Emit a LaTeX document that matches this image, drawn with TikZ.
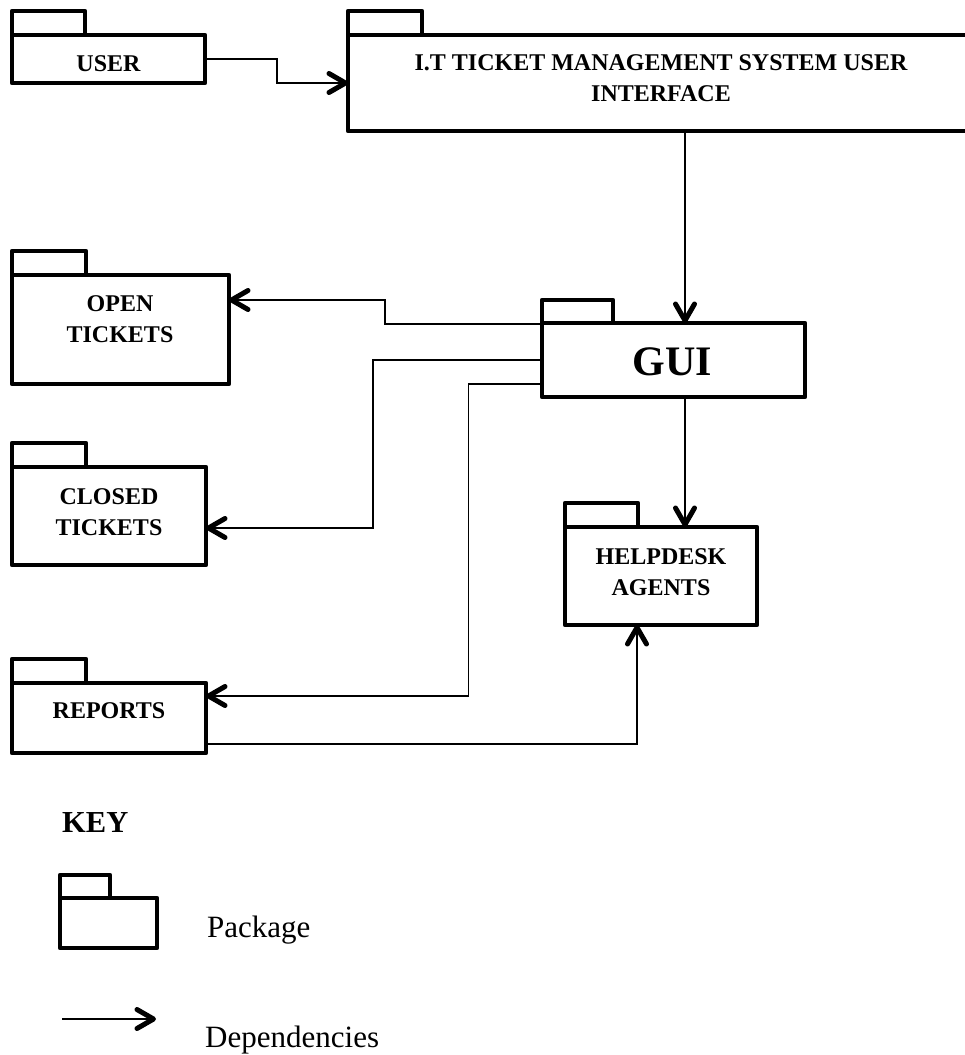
\documentclass[tikz,border=0pt]{standalone}
\usepackage{fontspec}
\setmainfont{Liberation Serif}
\usetikzlibrary{arrows.meta}
\pgfdeclarearrow{
  name = ThickVee,
  setup code = {
    \pgfarrowssettipend{0pt}
    \pgfarrowssetlineend{-2.5pt}
    \pgfarrowssetbackend{-22pt}
    \pgfarrowsupperhullpoint{-22pt}{12pt}
    \pgfarrowsupperhullpoint{0pt}{0pt}
  },
  drawing code = {
    \pgfsetdash{}{0pt}
    \pgfsetlinewidth{5pt}
    \pgfsetroundcap
    \pgfsetroundjoin
    \pgfpathmoveto{\pgfqpoint{-19pt}{9.5pt}}
    \pgfpathlineto{\pgfqpoint{-2.5pt}{0pt}}
    \pgfpathlineto{\pgfqpoint{-19pt}{-9.5pt}}
    \pgfusepathqstroke
  }
}
\tikzset{
  pkgbody/.style={draw, line width=4.5pt, line join=round, inner sep=0pt, outer sep=0pt},
  pkgtab/.style={draw, line width=4.5pt, line join=round},
  lbl/.style={font=\fontsize{24}{31}\selectfont\bfseries, inner sep=0pt, align=center, anchor=base},
  dep/.style={line width=1.7pt, -{ThickVee}},
}
\begin{document}
\begin{tikzpicture}[x=1pt,y=-1pt]
\useasboundingbox (0,0) rectangle (965,1055);

% packages (bodies)
\node[pkgbody, minimum width=193pt, minimum height=48pt] (user) at (108.5,59) {};
\node[pkgbody, minimum width=626pt, minimum height=96pt] (it) at (661,83) {};
\node[pkgbody, minimum width=263pt, minimum height=74pt] (gui) at (673.5,360) {};
\node[pkgbody, minimum width=217pt, minimum height=109pt] (open) at (120.5,329.5) {};
\node[pkgbody, minimum width=194pt, minimum height=98pt] (closed) at (109,516) {};
\node[pkgbody, minimum width=194pt, minimum height=70pt] (reports) at (109,718) {};
\node[pkgbody, minimum width=192pt, minimum height=98pt] (help) at (661,576) {};
\node[pkgbody, minimum width=97pt, minimum height=50pt] (key) at (108.5,923) {};

% tabs
\draw[pkgtab] (user.north west) rectangle ++(73,-24);
\draw[pkgtab] (it.north west) rectangle ++(74,-24);
\draw[pkgtab] (gui.north west) rectangle ++(71,-23);
\draw[pkgtab] (open.north west) rectangle ++(74,-24);
\draw[pkgtab] (closed.north west) rectangle ++(74,-24);
\draw[pkgtab] (reports.north west) rectangle ++(74,-24);
\draw[pkgtab] (help.north west) rectangle ++(73,-24);
\draw[pkgtab] (key.north west) rectangle ++(50,-23);

% labels (anchor=base is the baseline of the last line)
\node[lbl] (user-t) at (108.5,71.7) {USER};
\node[lbl] (it-t) at (661,101.7) {I.T TICKET MANAGEMENT SYSTEM USER\\INTERFACE};
\node[lbl, font=\fontsize{42}{48}\selectfont\bfseries] (gui-t) at (672.5,375) {GUI};
\node[lbl] (open-t) at (120,342) {OPEN\\TICKETS};
\node[lbl] (closed-t) at (109,535) {CLOSED\\TICKETS};
\node[lbl] (reports-t) at (109,718) {REPORTS};
\node[lbl] (help-t) at (661,595) {HELPDESK\\AGENTS};
\node[lbl, font=\fontsize{30.5}{36}\selectfont\bfseries, anchor=base west] (key-t) at (62,832) {KEY};
\node[inner sep=0pt, anchor=base west, font=\fontsize{31}{36}\selectfont] (pkg-t) at (207,937) {Package};
\node[inner sep=0pt, anchor=base west, font=\fontsize{31}{36}\selectfont] (dep-t) at (205,1047) {Dependencies};

% connectors
\coordinate (cx) at (685,0);
\draw[dep] (user.east) -- ++(72,0) |- (it.west);
\draw[dep] (cx |- it.south) -- (cx |- gui.north);
\draw[dep] ([yshift=-1pt]gui.north west) -- ++(-157,0) |- ([yshift=29.5pt]open.east);
\draw[dep] (gui.west) -- ++(-169,0) |- ([yshift=-12pt]closed.east);
\draw[dep] ([yshift=-24pt]gui.west) -- ++(-73.5,0) |- ([yshift=22pt]reports.east);
\draw[dep] (cx |- gui.south) -- (cx |- help.north);
\draw[dep] ([yshift=-26pt]reports.east) -| ([xshift=-24pt]help.south);

% key arrow
\coordinate (ka) at (62,1019);
\coordinate (kb) at (156,1019);
\draw[dep] (ka) -- (kb);
\end{tikzpicture}
\end{document}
####################
> REQUIREMENT
Print, exactly as written, the lines above from the first one to the one containing "minimum width=97pt, minimum". Leave out pictures.

> TASK RESPONSE
Emit a LaTeX document that matches this image, drawn with TikZ.
\documentclass[tikz,border=0pt]{standalone}
\usepackage{fontspec}
\setmainfont{Liberation Serif}
\usetikzlibrary{arrows.meta}
\pgfdeclarearrow{
  name = ThickVee,
  setup code = {
    \pgfarrowssettipend{0pt}
    \pgfarrowssetlineend{-2.5pt}
    \pgfarrowssetbackend{-22pt}
    \pgfarrowsupperhullpoint{-22pt}{12pt}
    \pgfarrowsupperhullpoint{0pt}{0pt}
  },
  drawing code = {
    \pgfsetdash{}{0pt}
    \pgfsetlinewidth{5pt}
    \pgfsetroundcap
    \pgfsetroundjoin
    \pgfpathmoveto{\pgfqpoint{-19pt}{9.5pt}}
    \pgfpathlineto{\pgfqpoint{-2.5pt}{0pt}}
    \pgfpathlineto{\pgfqpoint{-19pt}{-9.5pt}}
    \pgfusepathqstroke
  }
}
\tikzset{
  pkgbody/.style={draw, line width=4.5pt, line join=round, inner sep=0pt, outer sep=0pt},
  pkgtab/.style={draw, line width=4.5pt, line join=round},
  lbl/.style={font=\fontsize{24}{31}\selectfont\bfseries, inner sep=0pt, align=center, anchor=base},
  dep/.style={line width=1.7pt, -{ThickVee}},
}
\begin{document}
\begin{tikzpicture}[x=1pt,y=-1pt]
\useasboundingbox (0,0) rectangle (965,1055);

% packages (bodies)
\node[pkgbody, minimum width=193pt, minimum height=48pt] (user) at (108.5,59) {};
\node[pkgbody, minimum width=626pt, minimum height=96pt] (it) at (661,83) {};
\node[pkgbody, minimum width=263pt, minimum height=74pt] (gui) at (673.5,360) {};
\node[pkgbody, minimum width=217pt, minimum height=109pt] (open) at (120.5,329.5) {};
\node[pkgbody, minimum width=194pt, minimum height=98pt] (closed) at (109,516) {};
\node[pkgbody, minimum width=194pt, minimum height=70pt] (reports) at (109,718) {};
\node[pkgbody, minimum width=192pt, minimum height=98pt] (help) at (661,576) {};
\node[pkgbody, minimum width=97pt, minimum height=50pt] (key) at (108.5,923) {};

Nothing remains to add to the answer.